KUALA LUMPUR: Merger and acquisition (M&A) activities in the plantations sector are expected to continue, underpinned by the high price of crude palm oil (CPO) and undervaluation of small and mid (SMID) cap companies.

“Undervalued SMID caps such as Boustead Plantations Bhd and Hap Seng Plantations Holdings Bhd will continue to be potential M&A and/or privatisation targets,” said Maybank Investment Bank Research in a note yesterday.

The brokerage noted that Boustead Plantations is trading at just 0.55 times price-book-value (PBV), 0.3 times price/revalued net asset value and enterprise value (EV) per planted ha of RM34,400.

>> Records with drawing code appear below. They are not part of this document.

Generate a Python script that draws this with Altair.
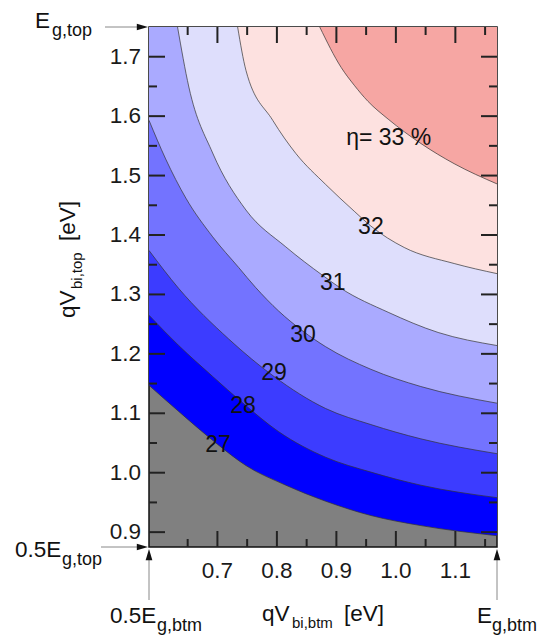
import altair as alt
import pandas as pd

FONT = "Liberation Sans"

# plot domain (0.5*Eg .. Eg)
X_MIN, X_MAX = 0.585, 1.17
Y_MIN, Y_MAX = 0.875, 1.75

# efficiency contour levels (%) and band colours (band above each level)
levels = [27, 28, 29, 30, 31, 32, 33]
band_colors = ["#0000ff", "#3c3cff", "#7373ff", "#aaaaff", "#dedefc", "#fde1e0", "#f6a6a3"]
below_color = "#808080"

# contour lines
c27_x = [0.585, 0.635, 0.700, 0.748, 0.815, 0.882, 0.958, 1.042, 1.170]
c27_y = [1.147, 1.103, 1.048, 1.012, 0.979, 0.952, 0.928, 0.911, 0.894]
c28_x = [0.585, 0.635, 0.692, 0.743, 0.803, 0.882, 0.958, 1.042, 1.170]
c28_y = [1.265, 1.214, 1.162, 1.117, 1.069, 1.026, 1.001, 0.979, 0.958]
c29_x = [0.585, 0.635, 0.719, 0.795, 0.882, 0.958, 1.042, 1.170]
c29_y = [1.374, 1.310, 1.225, 1.162, 1.108, 1.081, 1.057, 1.032]
c30_x = [0.585, 0.613, 0.647, 0.692, 0.736, 0.764, 0.803, 0.844, 0.882, 0.958, 1.042, 1.170]
c30_y = [1.593, 1.528, 1.462, 1.397, 1.345, 1.312, 1.272, 1.238, 1.212, 1.174, 1.145, 1.117]
c31_x = [0.633, 0.652, 0.692, 0.748, 0.815, 0.877, 0.908, 0.987, 1.071, 1.170]
c31_y = [1.750, 1.649, 1.538, 1.442, 1.380, 1.332, 1.310, 1.270, 1.236, 1.214]
c32_x = [0.734, 0.748, 0.793, 0.832, 0.882, 0.930, 0.958, 1.014, 1.098, 1.170]
c32_y = [1.750, 1.677, 1.593, 1.537, 1.485, 1.440, 1.415, 1.379, 1.352, 1.335]
c33_x = [0.872, 0.908, 0.930, 0.953, 0.987, 1.042, 1.098, 1.170]
c33_y = [1.750, 1.682, 1.652, 1.625, 1.595, 1.554, 1.520, 1.486]

contours = {27: (c27_x, c27_y), 28: (c28_x, c28_y), 29: (c29_x, c29_y),
            30: (c30_x, c30_y), 31: (c31_x, c31_y), 32: (c32_x, c32_y),
            33: (c33_x, c33_y)}

# contour labels
label_text = ["27", "28", "29", "30", "31", "32", "η= 33 %"]
label_x = [0.701, 0.743, 0.795, 0.844, 0.894, 0.958, 0.988]
label_y = [1.046, 1.112, 1.167, 1.231, 1.319, 1.413, 1.564]

# ticks
x_major = [0.7, 0.8, 0.9, 1.0, 1.1]
x_minor = [0.65, 0.75, 0.85, 0.95, 1.05, 1.15]
y_major = [0.9, 1.0, 1.1, 1.2, 1.3, 1.4, 1.5, 1.6, 1.7]
y_minor = [0.95, 1.05, 1.15, 1.25, 1.35, 1.45, 1.55, 1.65]

# layout
PADL, PADT = 149, 27
W, H = 348, 520
PADR = 548 - PADL - W
PADB = 641 - PADT - H

xs = alt.Scale(domain=[X_MIN, X_MAX], nice=False, zero=False)
ys = alt.Scale(domain=[Y_MIN, Y_MAX], nice=False, zero=False)

layers = []

# filled bands (each level filled from its contour up to the top)
for i, lev in enumerate(levels):
    cx, cy = contours[lev]
    df = pd.DataFrame({"x": cx, "y": cy})
    layers.append(
        alt.Chart(df).mark_area(color=band_colors[i], interpolate="monotone", clip=True,
                                opacity=1).encode(
            x=alt.X("x:Q", scale=xs, axis=None),
            y=alt.Y("y:Q", scale=ys, axis=None, stack=None),
            y2=alt.datum(Y_MAX),
        )
    )

# contour lines
rows = []
for lev in levels:
    cx, cy = contours[lev]
    for a, b in zip(cx, cy):
        rows.append({"x": a, "y": b, "level": lev})
lines_df = pd.DataFrame(rows)
layers.append(
    alt.Chart(lines_df).mark_line(color="#333333", strokeWidth=0.7, interpolate="monotone",
                                  clip=True).encode(
        x=alt.X("x:Q", scale=xs, axis=None),
        y=alt.Y("y:Q", scale=ys, axis=None),
        detail="level:N",
    )
)

# contour labels
lab_df = pd.DataFrame({"x": label_x, "y": label_y, "t": label_text})
layers.append(
    alt.Chart(lab_df).mark_text(fontSize=23, font=FONT, color="#111",
                                align="center", baseline="middle").encode(
        x=alt.X("x:Q", scale=xs, axis=None),
        y=alt.Y("y:Q", scale=ys, axis=None),
        text="t:N",
    )
)

# inward ticks on all four sides
def xticks(vals, length, top):
    d = pd.DataFrame({"v": vals})
    y0, y1 = (0, length) if top else (H, H - length)
    return alt.Chart(d).mark_rule(color="#222", strokeWidth=2).encode(
        x=alt.X("v:Q", scale=xs, axis=None), y=alt.value(y0), y2=alt.value(y1))

def yticks(vals, length, right):
    d = pd.DataFrame({"v": vals})
    x0, x1 = (W, W - length) if right else (0, length)
    return alt.Chart(d).mark_rule(color="#222", strokeWidth=2).encode(
        y=alt.Y("v:Q", scale=ys, axis=None), x=alt.value(x0), x2=alt.value(x1))

for top in (False, True):
    layers.append(xticks(x_major, 16, top))
    layers.append(xticks(x_minor, 8, top))
for right in (False, True):
    layers.append(yticks(y_major, 16, right))
    layers.append(yticks(y_minor, 8, right))

# tick labels
TICK_FS = 22.5
xl = pd.DataFrame({"v": x_major, "t": [f"{v:.1f}" for v in x_major]})
layers.append(
    alt.Chart(xl).mark_text(fontSize=TICK_FS, font=FONT, color="#1a1a1a", align="center",
                            baseline="top").encode(
        x=alt.X("v:Q", scale=xs, axis=None), y=alt.value(H + 13), text="t:N"))
yl = pd.DataFrame({"v": y_major, "t": [f"{v:.1f}" for v in y_major]})
layers.append(
    alt.Chart(yl).mark_text(fontSize=TICK_FS, font=FONT, color="#1a1a1a", align="right",
                            baseline="middle").encode(
        y=alt.Y("v:Q", scale=ys, axis=None), x=alt.value(-8), text="t:N"))

# text pieces (main text + subscripts), positions in page pixels
def txt(s, px, py, size, angle=0):
    d = pd.DataFrame({"t": [s]})
    kw = dict(align="left", baseline="alphabetic", fontSize=size, font=FONT, color="#111")
    if angle:
        kw["angle"] = angle
    return alt.Chart(d).mark_text(**kw).encode(
        x=alt.value(px - PADL), y=alt.value(py - PADT), text="t:N")

MAIN, SUB, ESUB = 22.5, 15, 18
# x-axis title
layers += [txt("qV", 262, 621, MAIN), txt("bi,btm", 292, 628, SUB), txt("[eV]", 344, 621, MAIN)]
# y-axis title (rotated)
layers += [txt("qV", 75, 318, MAIN, 270), txt("bi,top", 82, 289, SUB, 270),
           txt("[eV]", 75, 241, MAIN, 270)]
# band-gap annotations
layers += [txt("E", 35, 28, MAIN), txt("g,top", 52, 36, ESUB)]
layers += [txt("0.5E", 15, 557, MAIN), txt("g,top", 62, 565, ESUB)]
layers += [txt("0.5E", 110, 623, MAIN), txt("g,btm", 157, 631, ESUB)]
layers += [txt("E", 477, 623, MAIN), txt("g,btm", 492, 631, ESUB)]

# arrows
def seg(x0, y0, x1, y1):
    d = pd.DataFrame({"a": [0]})
    return alt.Chart(d).mark_rule(color="#888", strokeWidth=1).encode(
        x=alt.value(x0 - PADL), x2=alt.value(x1 - PADL),
        y=alt.value(y0 - PADT), y2=alt.value(y1 - PADT))

def head(px, py, direction):
    shape = "M 0 0 L -1 -0.3 L -1 0.3 Z" if direction == "right" else "M 0 0 L -0.3 1 L 0.3 1 Z"
    d = pd.DataFrame({"a": [0]})
    return alt.Chart(d).mark_point(shape=shape, filled=True, color="#111", opacity=1,
                                   size=500, strokeWidth=0).encode(
        x=alt.value(px - PADL), y=alt.value(py - PADT))

layers += [seg(105, 27, 140, 27), head(148, 27, "right")]
layers += [seg(101, 547, 140, 547), head(148, 547, "right")]
layers += [seg(149, 600, 149, 558), head(149, 549, "up")]
layers += [seg(497, 600, 497, 558), head(497, 549, "up")]

chart = alt.layer(*layers).properties(
    width=W, height=H,
    autosize=alt.AutoSizeParams(type="none"),
    padding={"left": PADL, "top": PADT, "right": PADR, "bottom": PADB},
    background="white",
).configure_view(stroke="#111", strokeWidth=1.5, fill=below_color)

chart.save("out.html", embed_options={"renderer": "svg", "actions": False})
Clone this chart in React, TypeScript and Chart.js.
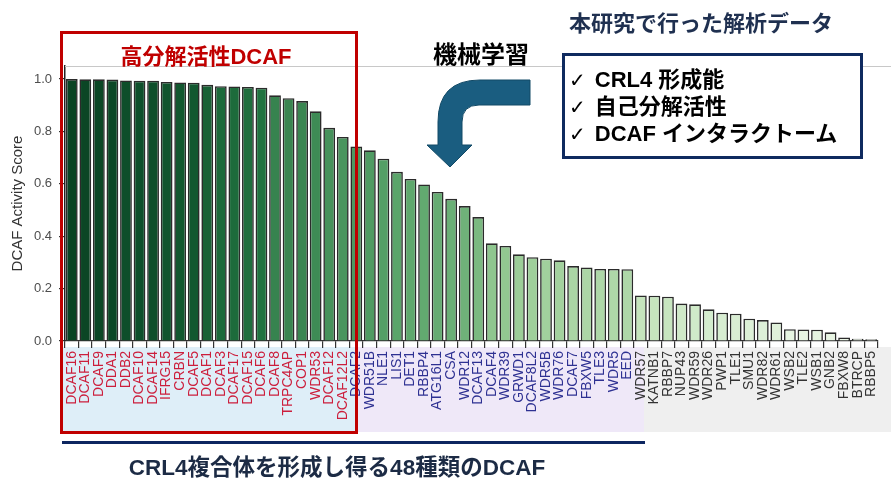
import React, { useEffect, useRef } from "react";
import { Chart, registerables } from "chart.js";

Chart.register(...registerables);

const categories = [
  "DCAF16", "DCAF11", "DCAF9", "DDA1", "DDB2", "DCAF10", "DCAF14", "IFRG15", "CRBN", "DCAF5",
  "DCAF1", "DCAF3", "DCAF17", "DCAF15", "DCAF6", "DCAF8", "TRPC4AP", "COP1", "WDR53", "DCAF12",
  "DCAF12L2",
  "DCAF2", "WDR51B", "NLE1", "LIS1", "DET1", "RBBP4", "ATG16L1", "CSA", "WDR12", "DCAF13",
  "DCAF4", "WDR39", "GRWD1", "DCAF8L2", "WDR5B", "WDR76", "DCAF7", "FBXW5", "TLE3", "WDR5",
  "EED",
  "WDR57", "KATNB1", "RBBP7", "NUP43", "WDR59", "WDR26", "PWP1", "TLE1", "SMU1", "WDR82",
  "WDR61", "WSB2", "TLE2", "WSB1", "GNB2", "FBXW8", "BTRCP", "RBBP5",
];

const scores = [
  1.0, 0.999, 0.999, 0.998, 0.995, 0.994, 0.994, 0.989, 0.987, 0.986,
  0.978, 0.973, 0.972, 0.97, 0.967, 0.938, 0.927, 0.916, 0.877, 0.814,
  0.779,
  0.743, 0.728, 0.696, 0.646, 0.619, 0.598, 0.569, 0.543, 0.515, 0.473,
  0.373, 0.363, 0.331, 0.32, 0.314, 0.308, 0.286, 0.281, 0.275, 0.275,
  0.274,
  0.174, 0.173, 0.169, 0.143, 0.14, 0.121, 0.108, 0.104, 0.085, 0.08,
  0.071, 0.045, 0.044, 0.043, 0.033, 0.013, 0.009, 0.007,
];

// group of each label: 0 = high self-degradation (red), 1 = blue, 2 = gray
const labelGroups = [
  0, 0, 0, 0, 0, 0, 0, 0, 0, 0, 0, 0, 0, 0, 0, 0, 0, 0, 0, 0, 0,
  1, 1, 1, 1, 1, 1, 1, 1, 1, 1, 1, 1, 1, 1, 1, 1, 1, 1, 1, 1, 1,
  2, 2, 2, 2, 2, 2, 2, 2, 2, 2, 2, 2, 2, 2, 2, 2, 2, 2,
];

const yTickValues = [0, 0.2, 0.4, 0.6, 0.8, 1.0];

const groupColors = ["#cc1e3c", "#2e3192", "#333333"];

const colorStops: [number, string][] = [
  [0.0, "#eef8ea"],
  [0.045, "#e6f4e1"],
  [0.09, "#dbefd5"],
  [0.145, "#cfe9c8"],
  [0.175, "#c5e4bd"],
  [0.275, "#aed7a8"],
  [0.32, "#9fcf9b"],
  [0.37, "#90c68f"],
  [0.47, "#7cba82"],
  [0.52, "#6db178"],
  [0.65, "#5aa56a"],
  [0.75, "#4d9861"],
  [0.88, "#3e8b55"],
  [0.94, "#37834f"],
  [0.965, "#237642"],
  [0.98, "#165f34"],
  [0.995, "#0d4e2a"],
  [1.0, "#0a4424"],
];

function hexToRgb(h: string) {
  const n = parseInt(h.slice(1), 16);
  return [(n >> 16) & 255, (n >> 8) & 255, n & 255];
}

function colorFor(v: number) {
  for (let i = 0; i < colorStops.length - 1; i++) {
    const [a, ca] = colorStops[i];
    const [b, cb] = colorStops[i + 1];
    if (v >= a && v <= b) {
      const t = b === a ? 0 : (v - a) / (b - a);
      const A = hexToRgb(ca);
      const B = hexToRgb(cb);
      const c = A.map((x, k) => Math.round(x + (B[k] - x) * t));
      return `rgb(${c[0]},${c[1]},${c[2]})`;
    }
  }
  return colorStops[colorStops.length - 1][1];
}

const W = 891;
const H = 483;
const LATIN = '"Liberation Sans", Arial, sans-serif';
const JP = '"Liberation Sans", "Noto Sans CJK JP", sans-serif';

const topLinePlugin = {
  id: "topLine",
  beforeDatasetsDraw(chart: any) {
    const { ctx, chartArea } = chart;
    ctx.save();
    ctx.strokeStyle = "#c8c8c8";
    ctx.lineWidth = 1;
    ctx.beginPath();
    ctx.moveTo(chartArea.left, chartArea.top + 0.5);
    ctx.lineTo(chart.width, chartArea.top + 0.5);
    ctx.stroke();
    ctx.restore();
  },
};

export default function App() {
  const ref = useRef<HTMLCanvasElement>(null);

  useEffect(() => {
    const chart = new Chart(ref.current as HTMLCanvasElement, {
      type: "bar",
      data: {
        labels: categories,
        datasets: [
          {
            data: scores,
            backgroundColor: scores.map(colorFor),
            borderColor: "#2b2b2b",
            borderWidth: 1.6,
            barPercentage: 0.87,
            categoryPercentage: 1,
          },
        ],
      },
      options: {
        animation: false,
        responsive: false,
        layout: { padding: { top: 66, left: 0, right: 0, bottom: 0 } },
        plugins: {
          legend: { display: false },
          tooltip: { enabled: false },
        },
        scales: {
          x: {
            grid: { drawOnChartArea: false, tickLength: 7, color: "#333", lineWidth: 1.2 },
            border: { display: true, color: "#333", width: 1.2 },
            ticks: {
              autoSkip: false,
              maxRotation: 90,
              minRotation: 90,
              padding: 3,
              font: { family: LATIN, size: 14 },
              color: (ctx: any) => groupColors[labelGroups[ctx.index] ?? 2],
            },
            afterFit: (s: any) => {
              s.height = H - 341;
            },
          },
          y: {
            min: 0,
            max: 1.05,
            afterBuildTicks: (s: any) => {
              s.ticks = yTickValues.map((v) => ({ value: v }));
            },
            ticks: {
              callback: (v: any) => Number(v).toFixed(1),
              font: { family: LATIN, size: 13 },
              color: "#4d4d4d",
              padding: 7,
            },
            grid: { drawOnChartArea: false, tickLength: 6, color: "#333", lineWidth: 1.2 },
            border: { display: true, color: "#222", width: 1.5 },
            title: {
              display: true,
              text: "DCAF Activity Score",
              font: { family: LATIN, size: 15 },
              color: "#333",
              padding: { top: 9, bottom: 0 },
            },
            afterFit: (s: any) => {
              s.width = 65;
            },
          },
        },
      } as any,
      plugins: [topLinePlugin],
    });
    return () => chart.destroy();
  }, []);

  const abs = (o: React.CSSProperties): React.CSSProperties => ({ position: "absolute", ...o });

  return (
    <div style={{ position: "absolute", left: 0, top: 0, width: W, height: H, background: "#fff", overflow: "hidden" }}>
      {/* label shading */}
      <div style={abs({ left: 62, top: 347, width: 294, height: 86, background: "#deeef8", zIndex: 0 })} />
      <div style={abs({ left: 356, top: 347, width: 288, height: 85, background: "#efe8f8", zIndex: 0 })} />
      <div style={abs({ left: 644, top: 347, width: 247, height: 85, background: "#efefef", zIndex: 0 })} />

      <canvas ref={ref} width={W} height={H} style={abs({ left: 0, top: 0, width: W, height: H, zIndex: 1 })} />

      {/* red box */}
      <div style={abs({ left: 60, top: 31, width: 292, height: 397, border: "3px solid #c00000", zIndex: 2 })} />
      <div
        style={abs({
          left: 206, top: 57, transform: "translate(-50%,-50%)", zIndex: 3,
          font: `bold 22px ${JP}`, color: "#c00000", whiteSpace: "nowrap", lineHeight: 1,
        })}
      >
        高分解活性DCAF
      </div>

      {/* machine learning */}
      <div
        style={abs({
          left: 481, top: 55, transform: "translate(-50%,-50%)", zIndex: 3,
          font: `bold 24px ${JP}`, color: "#000", whiteSpace: "nowrap", lineHeight: 1,
        })}
      >
        機械学習
      </div>
      <svg width={W} height={H} style={abs({ left: 0, top: 0, zIndex: 3, pointerEvents: "none" })}>
        <path
          d="M 530 80 L 480 80 Q 438 80 438 122 L 438 145 L 427 145 L 450 167 L 472 145 L 462 145 L 462 122 Q 462 105 479 105 L 530 105 Z"
          fill="#1a5d80"
          stroke="#134a66"
          strokeWidth={1}
        />
      </svg>

      {/* analysis data */}
      <div
        style={abs({
          left: 701, top: 24, transform: "translate(-50%,-50%)", zIndex: 3,
          font: `bold 22px ${JP}`, color: "#1f3050", whiteSpace: "nowrap", lineHeight: 1,
        })}
      >
        本研究で行った解析データ
      </div>
      <div style={abs({ left: 562, top: 53, width: 295, height: 100, border: "3px solid #0f2a5f", background: "#fff", zIndex: 2 })} />
      {["CRL4 形成能", "自己分解活性", "DCAF インタラクトーム"].map((t, i) => (
        <div
          key={i}
          style={abs({
            left: 569, top: 80 + i * 27, transform: "translateY(-50%)", zIndex: 3,
            font: `bold 22px ${JP}`, color: "#000", whiteSpace: "nowrap", lineHeight: 1,
          })}
        >
          <span style={{ fontFamily: '"DejaVu Sans", sans-serif', fontWeight: "normal", fontSize: 20, marginRight: 9 }}>✓</span>
          {t}
        </div>
      ))}

      {/* bottom */}
      <div style={abs({ left: 62, top: 441, width: 583, height: 3, background: "#0d2660", zIndex: 2 })} />
      <div
        style={abs({
          left: 337, top: 468, transform: "translate(-50%,-50%)", zIndex: 3,
          font: `bold 22.5px ${JP}`, color: "#1c2b45", whiteSpace: "nowrap", lineHeight: 1,
        })}
      >
        CRL4複合体を形成し得る48種類のDCAF
      </div>
    </div>
  );
}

The company is 57.4% owned by Boustead Holdings Bhd and 12.1% owned by Lembaga Tabung Angkatan Tentera.

Hap Seng Plantations, meanwhile, could also be a privatisation target as it trades at an attractive EV per planted ha of RM37,800, PBV of 0.9 times and has a net cash of 32 sen per share, said Maybank IB.

It added that Hap Seng Consolidated Bhd had raised its stake in Hap Seng Plantations to 74.9% last week by acquiring an additional 120 million shares from Innoprise Corp Sdn Bhd via a direct business transaction for RM264mil.

The research house also cited reports that pilgrimage fund Lembaga Tabung Haji is considering taking its 74%-owned TH Plantations Bhd private.

It noted that there was a valuation gap between the transacted physical prices and the equity values of many SMID caps.

“The SMID caps that we observe trade at implied unadjusted EV/ha of just RM17,000-RM38,000, which are at or below replacement costs. About 60% of KL Plantation Index members trade below one time PBV as at Sept 1,” the research house said.

Maybank IB has a positive outlook on the plantations sector with its preferred “buy” picks being Kuala Lumpur Kepong Bhd, Sarawak Oil Palms Bhd and Boustead Plantations.

Year-to-date, the M&A activities in the sector have surpassed the RM3bil transacted values recorded in 2020.

According to Maybank IB, at least six transactions worth a combined RM3.56bil M&A deals have been announced so far this year.

These included Kuala Lumpur Kepong’s ongoing general offer to buy IJM Plantations Bhd worth up to RM2.73bil, Federal Land Development Authority’s unsuccessful attempt to privatise FGV Holdings Bhd although it had raised its equity stake by 44% to 78% for RM2.1bil, and the successful privatisation of Kwantas for RM200mil by its major shareholder.

Meanwhile, CGS-CIMB Research reiterated its “neutral” view on the plantations sector with average CPO price forecasts of RM3,700/RM2,900/RM2800 per tonne maintained for 2021/2022/2023, respectively.

The research house noted that average CPO price rose 10% month-on-month and 62% year-on-year to RM4,555 per tonne in August on concerns of tight edible oil supplies. This was, in part, due to the adverse weather event in the United States, India and Canada, and labour shortage issues in Malaysia.

“We think the slump in exports in August may be temporary due to the upcoming mooncake and Diwali festivals. We project the price of CPO to remain firm at RM3,500-RM4,000 per tonne this month.”